Leur vie, leur destin, leur personnalité, leur devenir, leur manque de devenir, tout ce que ne s'offre pas et ne s'ouvre pas pour quelques billets, n'est qu'anonymat pour l'homme. Même leur prénom est gommé, même les photos truquent leurs origines en les faisant Tunisiennes, Marocaines ou d'ailleurs… Et cet anonymat, cette insignifiance imposées à des femmes pourtant si prégnantes dans les vies masculines qui ne les croisent que pour les basculer,
Valentine Goby en fait un cri de colère.
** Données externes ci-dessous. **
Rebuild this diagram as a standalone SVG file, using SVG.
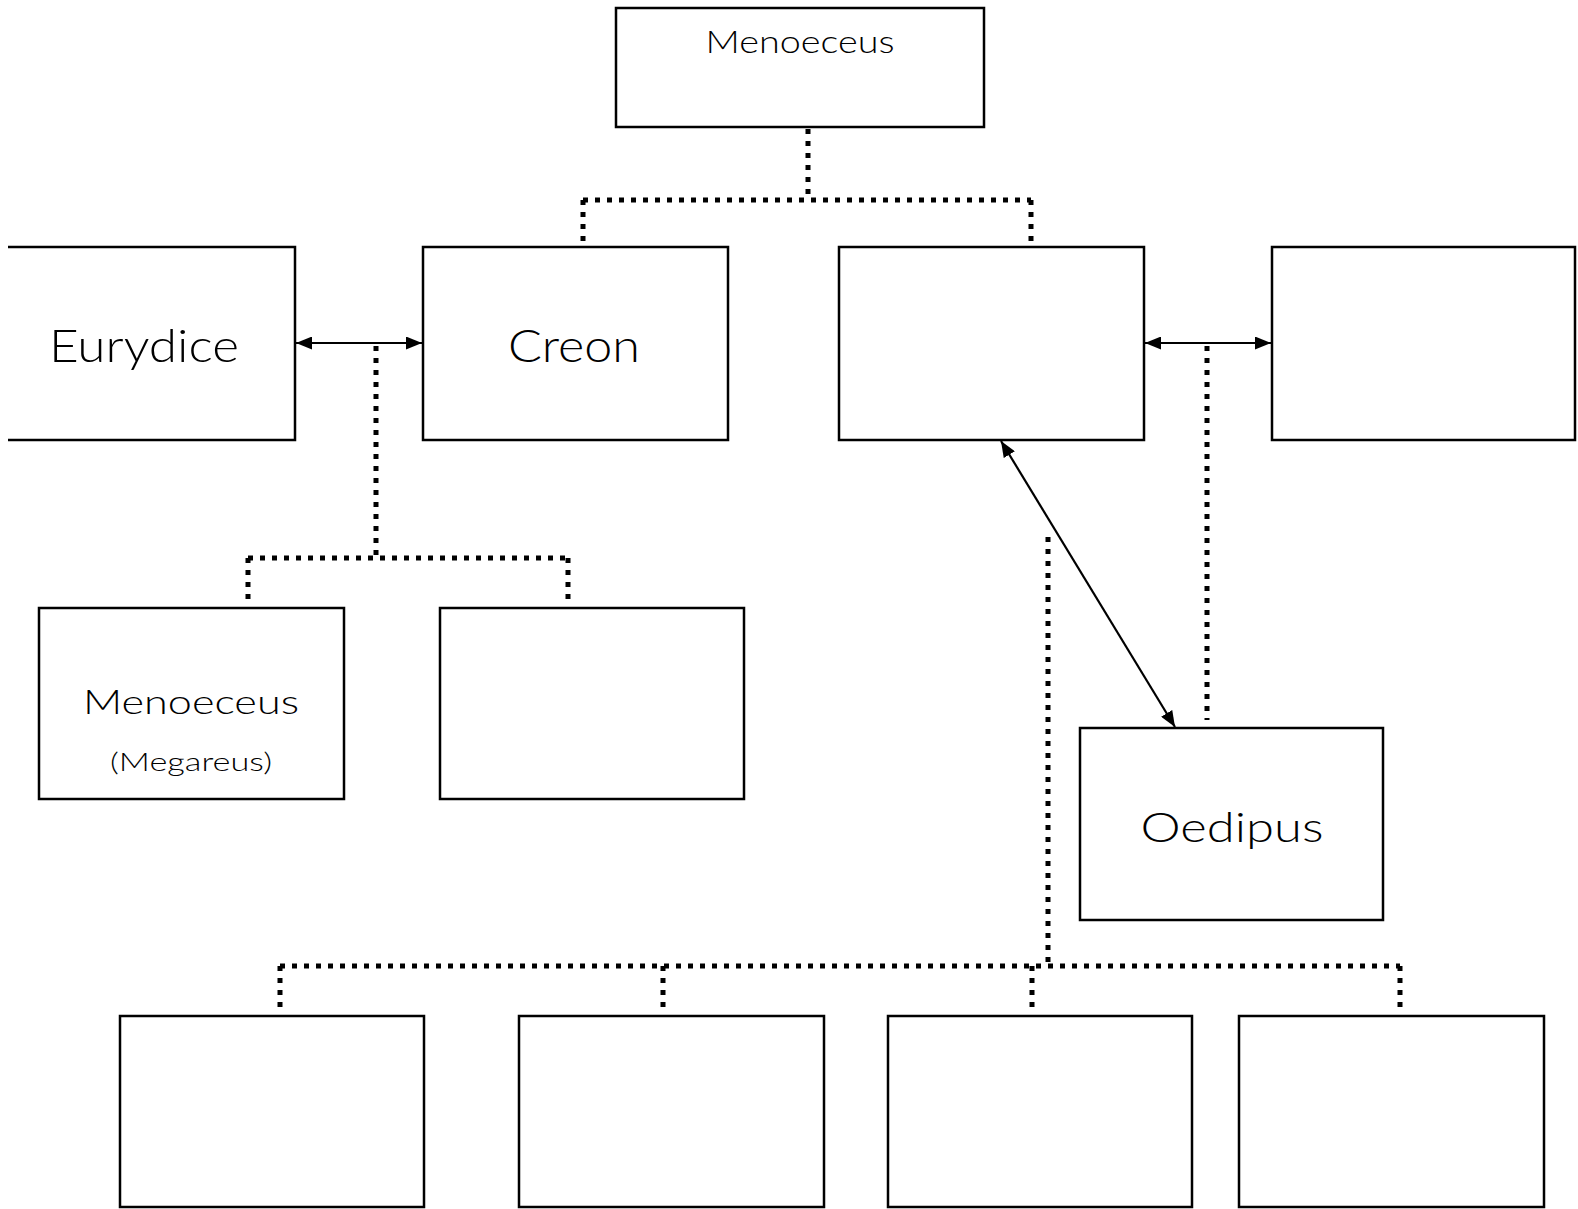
<svg xmlns="http://www.w3.org/2000/svg" width="1578" height="1209" viewBox="0 0 1578 1209">
<style>
.box{fill:#fff;stroke:#000;stroke-width:2.5}
.lbl{font-family:Lato,"Open Sans","Liberation Sans",sans-serif;font-weight:300;fill:#000;text-anchor:middle}
.dot{fill:none;stroke:#000;stroke-width:5;stroke-dasharray:5 7}
.arr{fill:none;stroke:#000;stroke-width:2.2;marker-start:url(#ah);marker-end:url(#ah)}
</style>
<defs>
<marker id="ah" viewBox="0 0 16 13" refX="16" refY="6.5" markerWidth="16" markerHeight="13" markerUnits="userSpaceOnUse" orient="auto-start-reverse">
<path d="M0,0 L16,6.5 L0,13 Z" fill="#000"/>
</marker>
</defs>
<rect width="1578" height="1209" fill="#fff"/>
<g id="connectors">
<path class="dot" d="M808,129 V200"/>
<path class="dot" d="M583,200 H1031"/>
<path class="dot" d="M583,200 V241"/>
<path class="dot" d="M1031,200 V241"/>
<path class="dot" d="M376,346 V558"/>
<path class="dot" d="M248,558 H568"/>
<path class="dot" d="M248,558 V601"/>
<path class="dot" d="M568,558 V601"/>
<path class="dot" d="M1207,346 V720"/>
<path class="dot" d="M1048,537 V966"/>
<path class="dot" d="M280,966 H1400"/>
<path class="dot" d="M280,966 V1008"/>
<path class="dot" d="M663,966 V1008"/>
<path class="dot" d="M1032,966 V1008"/>
<path class="dot" d="M1400,966 V1008"/>
<line class="arr" x1="296" y1="343" x2="422" y2="343"/>
<line class="arr" x1="1145" y1="343" x2="1271" y2="343"/>
<line class="arr" x1="1001" y1="441" x2="1175" y2="727"/>
</g>
<g id="menoeceus-top"><rect class="box" x="616" y="8" width="368" height="119"/><text class="lbl" x="800" y="53" font-size="32" textLength="189" lengthAdjust="spacingAndGlyphs">Menoeceus</text></g>
<g id="eurydice"><path class="box" d="M8,247 H295 V440 H8"/><text class="lbl" x="144" y="362" font-size="45" textLength="190" lengthAdjust="spacingAndGlyphs">Eurydice</text></g>
<g id="creon"><rect class="box" x="423" y="247" width="305" height="193"/><text class="lbl" x="574" y="362" font-size="45" textLength="132" lengthAdjust="spacingAndGlyphs">Creon</text></g>
<g id="blank-sibling"><rect class="box" x="839" y="247" width="305" height="193"/></g>
<g id="blank-spouse"><rect class="box" x="1272" y="247" width="303" height="193"/></g>
<g id="menoeceus-son"><rect class="box" x="39" y="608" width="305" height="191"/><text class="lbl" x="191" y="714" font-size="33" textLength="216" lengthAdjust="spacingAndGlyphs">Menoeceus</text><text class="lbl" x="191" y="771" font-size="26" textLength="162" lengthAdjust="spacingAndGlyphs">(Megareus)</text></g>
<g id="blank-son"><rect class="box" x="440" y="608" width="304" height="191"/></g>
<g id="oedipus"><rect class="box" x="1080" y="728" width="303" height="192"/><text class="lbl" x="1232" y="842" font-size="42" textLength="183" lengthAdjust="spacingAndGlyphs">Oedipus</text></g>
<g id="child1"><rect class="box" x="120" y="1016" width="304" height="191"/></g>
<g id="child2"><rect class="box" x="519" y="1016" width="305" height="191"/></g>
<g id="child3"><rect class="box" x="888" y="1016" width="304" height="191"/></g>
<g id="child4"><rect class="box" x="1239" y="1016" width="305" height="191"/></g>
</svg>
Elle s'insurge contre cet état de faits, et lorsqu'Isabelle, son héroïne, récupère la photo d'une de ces femmes, c'est une plongée dans l'univers de ces femmes oubliées d'avoir été si exposées, que l'auteure nous offre.
La photo, elle provient de son grand-père, du temps, où il étaient un jeune militaire français, et qu'il s'offrait une femme pour son réveillon, alors que sa maîtresse obligeante, car obligée, ne s'exécutait qu'en espérant qu'elle gagnerait, en plus de sa subsistance, une place de cinéma, afin d'y voir sur grand écran la vie de Jeanne d'Arc, la femme qui a conduit une armée d'hommes pour les résultats que l'on sait.
Dans ce texte, il y a aussi Miloudi, un photographe amoureux de son art depuis l'enfance. Il a tenté Paris, mais Paris ne l'a pas compris, car Paris ne voulait pas comprendre les autres-côtés de la Méditerranée, ce que Paris voulait, c'était les fameux clichés qui donnent du sel à leurs fantasmes stéréotypés, et Miloudi n'est pas des machines à les fournir. Il est un enfant du Maroc, il a connu le Bousbir, il sait le secret des femmes « surexposées », il partage la colère d'Isabelle, et il se sert de son art pour le crier et le revendiquer. Isabelle et lui se croiseront le temps de quelques mots, d'un regard et d'une poignée de mains partagés sur le sol marocain, mais l'essentiel sera dit ; ils sont de la même étoffe. de celle qui fait de
Valentine Goby l'auteure d'un roman qui claque à l'âme et nous crie de ne pas oublier celles que l'on dénude trop pour les voir.